Thanks for the kind words, ladies.

NG - when I get an email from him I actually have no response now until I see the subject line. If it relates to the house I get a rush of anxiety. I guess I'd been holding onto an expectation that he'd change his mind before we sold. Wrong! If it's not related to the house/D, I actually get annoyed because it's usually some kind of article that he'd send me acting like we're friends.

I picked up the "Dance of Anger" book and just started the first chapter but it looks like it's going to be another helpful one for me. I feel like I have really moved beyond M books into self books. That's good for me.

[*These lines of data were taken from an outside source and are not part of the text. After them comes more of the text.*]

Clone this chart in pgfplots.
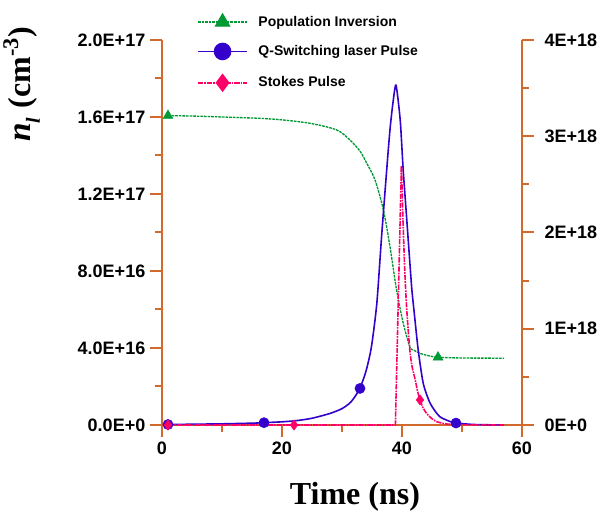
\documentclass[border=0pt]{standalone}
\usepackage{pgfplots}
\pgfplotsset{compat=1.18}
\usepackage{fontspec}
\setmainfont{Liberation Serif}
\setsansfont{Liberation Sans}
\definecolor{axc}{RGB}{210,105,45}
\definecolor{gc}{RGB}{0,153,51}
\definecolor{bc}{RGB}{51,0,204}
\definecolor{pc}{RGB}{255,0,102}
\pgfplotsset{
  common/.style={
    scale only axis, width=270pt, height=288.75pt,
    xmin=0, xmax=60, ymin=0, clip=false,
    axis line style={axc, line width=1.5pt},
    tick style={axc, line width=1.5pt},
    major tick length=9pt, minor tick length=5pt, tick align=outside,
    ticklabel style={font=\sffamily\bfseries\fontsize{13.5}{15}\selectfont, text=black},
    scaled y ticks=false,
  },
  greenline/.style={gc, line width=1pt, dash pattern=on 2pt off 0.7pt},
  blueline/.style={bc, line width=1.2pt},
  pinkline/.style={pc, line width=1.2pt, dash pattern=on 4pt off 0.8pt on 1.2pt off 0.8pt},
}
\begin{document}
\begin{tikzpicture}
\begin{axis}[common, name=ax,
  ymax=2e17,
  axis x line*=bottom, axis y line*=left,
  xtick={0,20,40,60}, xticklabels={0,20,40,60}, minor xtick={10,30,50},
  ytick={0,4e16,8e16,1.2e17,1.6e17,2e17},
  yticklabels={0.0E+0,4.0E+16,8.0E+16,1.2E+17,1.6E+17,2.0E+17},
  minor ytick={2e16,6e16,1e17,1.4e17,1.8e17},
  xlabel={Time (ns)},
  xlabel style={font=\bfseries\fontsize{24}{28}\selectfont, at={(axis description cs:0.536,-0.187)}, anchor=center},
  ylabel={{\fontsize{25}{25}\selectfont\bfseries\itshape n}\raisebox{-0.3em}{\fontsize{15}{15}\selectfont\bfseries\itshape l}\hspace{0.3em}(cm\textsuperscript{-3})},
  ylabel style={font=\bfseries\fontsize{24}{28}\selectfont, at={(axis description cs:-0.39,0.885)}, anchor=center},
]
\draw[axc, line width=1.5pt] ([xshift=-9pt]axis cs:0,0) -- ([xshift=9pt]axis cs:60,0);
\draw[axc, line width=1.5pt] ([yshift=-9pt]axis cs:0,0) -- (axis cs:0,0);
\addplot[greenline, smooth, tension=0.5] coordinates {
(1,1.607e17) (5,1.605e17) (10,1.600e17) (16.3,1.593e17) (20,1.585e17) (24.7,1.567e17)
(29.1,1.533e17) (31.3,1.481e17) (33,1.423e17) (34.1,1.361e17) (35.5,1.273e17)
(36.9,1.117e17) (38,0.926e17) (39.1,0.701e17) (40.2,0.530e17) (41.3,0.407e17)
(41.9,0.390e17) (43,0.372e17) (44.7,0.358e17) (46,0.352e17) (50,0.348e17) (57,0.347e17)
};
\addplot[gc, only marks, mark=triangle*, mark size=4.2pt] coordinates {(1,1.607e17) (46,0.352e17)};
\end{axis}
\begin{axis}[common,
  ymax=4e18,
  axis x line=none, axis y line*=right,
  xtick=\empty,
  ytick={0,1e18,2e18,3e18,4e18},
  yticklabels={0E+0,1E+18,2E+18,3E+18,4E+18},
  minor ytick={5e17,1.5e18,2.5e18,3.5e18},
  yticklabel style={xshift=4.5pt},
  legend style={at={(axis description cs:0.086,1.075)}, anchor=north west, draw=none, fill=none,
    font=\sffamily\bfseries\fontsize{10.5}{12}\selectfont, row sep=11.5pt,
    nodes={inner sep=0pt},
    /tikz/every odd column/.append style={column sep=8pt}},
  legend cell align=left,
  legend image code/.code={\draw[mark repeat=2, mark phase=2, #1] plot coordinates {(0pt,0pt) (18.4pt,0pt) (36.75pt,0pt)};},
]
\draw[axc, line width=1.5pt] ([yshift=-9pt]axis cs:60,0) -- (axis cs:60,0);
\addlegendimage{greenline, mark=triangle*, mark size=6pt, mark options={solid}}
\addlegendentry{Population Inversion}
\addlegendimage{blueline, mark=*, mark size=6pt, mark options={solid}}
\addlegendentry{Q-Switching laser Pulse}
\addlegendimage{pinkline, mark=diamond*, mark size=6pt, mark options={solid}}
\addlegendentry{Stokes Pulse}
\addplot[blueline, smooth, tension=0.4, forget plot] coordinates {
(1,0.005e18) (5,0.008e18) (10,0.012e18) (15,0.019e18) (17,0.024e18) (20,0.033e18)
(22.4,0.045e18) (25,0.07e18) (28,0.12e18) (30,0.17e18) (31.5,0.24e18) (32.9,0.37e18)
(34,0.56e18) (34.9,0.81e18) (35.8,1.26e18) (36.6,1.96e18) (37.45,2.65e18)
(38,3.07e18) (38.5,3.35e18) (39,3.53e18) (39.7,3.17e18) (40.2,2.65e18) (40.8,2.13e18) (41.6,1.44e18)
(42,1.19e18) (42.7,0.78e18) (43.55,0.43e18) (44.7,0.225e18) (46.3,0.086e18)
(48.55,0.024e18) (49,0.02e18) (52,0.005e18) (57,0)
};
\addplot[pinkline, forget plot] coordinates {(1,0) (38.9,0) (39.9,2.69e18)};
\addplot[pinkline, smooth, tension=0.4, forget plot] coordinates {
(39.9,2.69e18) (40.2,2.06e18) (40.5,1.55e18) (40.8,1.19e18) (41.3,0.78e18) (41.7,0.60e18)
(42.2,0.47e18) (42.6,0.35e18) (43,0.26e18) (43.5,0.18e18) (44.1,0.12e18) (45,0.065e18)
(45.8,0.034e18) (47,0.015e18) (48,0.007e18) (50,0.002e18) (57,0)
};
\addplot[bc, only marks, mark=*, mark size=3.8pt, forget plot] coordinates {(1,0.005e18) (17,0.024e18) (33,0.38e18) (49,0.02e18)};
\addplot[pc, only marks, mark=diamond*, mark size=3.8pt, forget plot] coordinates {(1,0) (22,0) (43,0.26e18)};
\end{axis}
\pgfresetboundingbox
\path (ax.south west) ++(-121.5pt,-71.25pt) rectangle ++(450.75pt,390pt);
\end{tikzpicture}
\end{document}
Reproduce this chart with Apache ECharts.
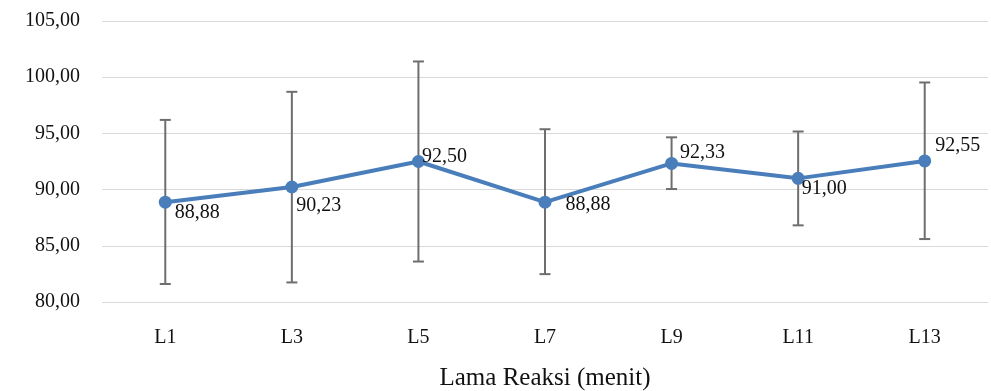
<!DOCTYPE html>
<html>
<head>
<meta charset="utf-8">
<script src="https://cdn.jsdelivr.net/npm/echarts@6/dist/echarts.min.js"></script>
<style>
  html, body { margin: 0; padding: 0; background: #fff; }
  #chart { width: 991px; height: 391px; }
</style>
</head>
<body>
<div id="chart"></div>
<script>
// Reaction-time categories and mean yield with error ranges
const categories = ['L1', 'L3', 'L5', 'L7', 'L9', 'L11', 'L13'];
const means      = [88.88, 90.23, 92.50, 88.88, 92.33, 91.00, 92.55];
const errLow     = [81.60, 81.74, 83.60, 82.48, 90.05, 86.82, 85.60];
const errHigh    = [96.20, 98.70, 101.40, 95.37, 94.65, 95.17, 99.53];
const yTicks     = [80, 85, 90, 95, 100, 105];

// Label nudges (px from the marker centre), one per point
const labelNudge = [[9, 11], [4, 19], [3, -5], [20, 3], [8, -11], [3, 10], [10, -15]];

const fmt = v => v.toFixed(2).replace('.', ',');
const FONT = '"Liberation Serif", "Times New Roman", serif';

const chart = echarts.init(document.getElementById('chart'), null, { renderer: 'canvas' });

chart.setOption({
  animation: false,
  backgroundColor: '#ffffff',
  grid: { left: 102, right: 3, top: 21, bottom: 89, containLabel: false, outerBoundsMode: 'none' },
  xAxis: {
    type: 'category',
    data: categories,
    boundaryGap: true,
    axisLine: { show: false },
    axisTick: { show: false },
    axisLabel: { margin: 26, fontFamily: FONT, fontSize: 20, color: '#111' },
    name: 'Lama Reaksi (menit)',
    nameLocation: 'middle',
    nameGap: 64,
    nameTextStyle: { fontFamily: FONT, fontSize: 25, color: '#111' }
  },
  yAxis: {
    type: 'value',
    min: yTicks[0],
    max: yTicks[yTicks.length - 1],
    interval: yTicks[1] - yTicks[0],
    axisLine: { show: false },
    axisTick: { show: false },
    splitLine: { lineStyle: { color: '#d9d9d9', width: 1 } },
    axisLabel: { margin: 22, fontFamily: FONT, fontSize: 20, color: '#111', formatter: fmt }
  },
  series: [
    {
      // vertical error bars with caps
      type: 'custom',
      z: 1,
      data: categories.map((c, i) => [i, errLow[i], errHigh[i]]),
      renderItem: function (params, api) {
        const x = api.value(0);
        const lo = api.coord([x, api.value(1)]);
        const hi = api.coord([x, api.value(2)]);
        const cap = 5.5;
        const style = { stroke: '#6e6e6e', lineWidth: 2, fill: null };
        return {
          type: 'group',
          children: [
            { type: 'line', shape: { x1: hi[0], y1: hi[1], x2: lo[0], y2: lo[1] }, style: style },
            { type: 'line', shape: { x1: hi[0] - cap, y1: hi[1], x2: hi[0] + cap, y2: hi[1] }, style: style },
            { type: 'line', shape: { x1: lo[0] - cap, y1: lo[1], x2: lo[0] + cap, y2: lo[1] }, style: style }
          ]
        };
      }
    },
    {
      type: 'line',
      z: 3,
      data: means.map((v, i) => ({
        value: v,
        label: { offset: [labelNudge[i][0] - 6, labelNudge[i][1]] }
      })),
      symbol: 'circle',
      symbolSize: 13,
      lineStyle: { color: '#4a7ebb', width: 4 },
      itemStyle: { color: '#4a7ebb' },
      label: {
        show: true,
        position: 'right',
        distance: 0,
        align: 'left',
        verticalAlign: 'middle',
        fontFamily: FONT,
        fontSize: 20,
        color: '#111',
        formatter: p => fmt(p.value)
      }
    }
  ]
});
</script>
</body>
</html>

I realized today that the house is becoming kind of a metaphor for my old M. STBX wants to sell it as quickly as possible and be done with it, without any regard to putting in a little work to make it better before we let go of it. He scheduled a few realtor appointments and is treating it more as, we have 3 opinions, what more do you want? I want someone who will point out everything that we can do to get the maximum out of this without claiming that only 2 things need to be done to list it for X with a goal to sell it for Y, which is substantially less than X. I'm not a realtor, but I'm also not an idiot, and this guy sounds like an idiot for not having pointed out, e.g., the holes in the bathroom floor tile as something that should be addressed before we list it.

I believe that my 180 of not taking the reigns on this has to end for now because I will not roll over and let this house go without trying to get the most for it that we can. STBX seems fine with selling it and walking away with $0 cash in hand. That doesn't work for me and I know it's underselling what the house can be. So I'm going to have to take charge and start pointing out things that need to be done otherwise I'm not going to be happy with myself to know that I got the most out of it that I could.

Rar.

I've been thinking more about what I want to do with my future. The options are kind of daunting! I wasn't really the type to just pick up and move somewhere without knowing anyone. Am I now? I don't know. But I'm thinking about it.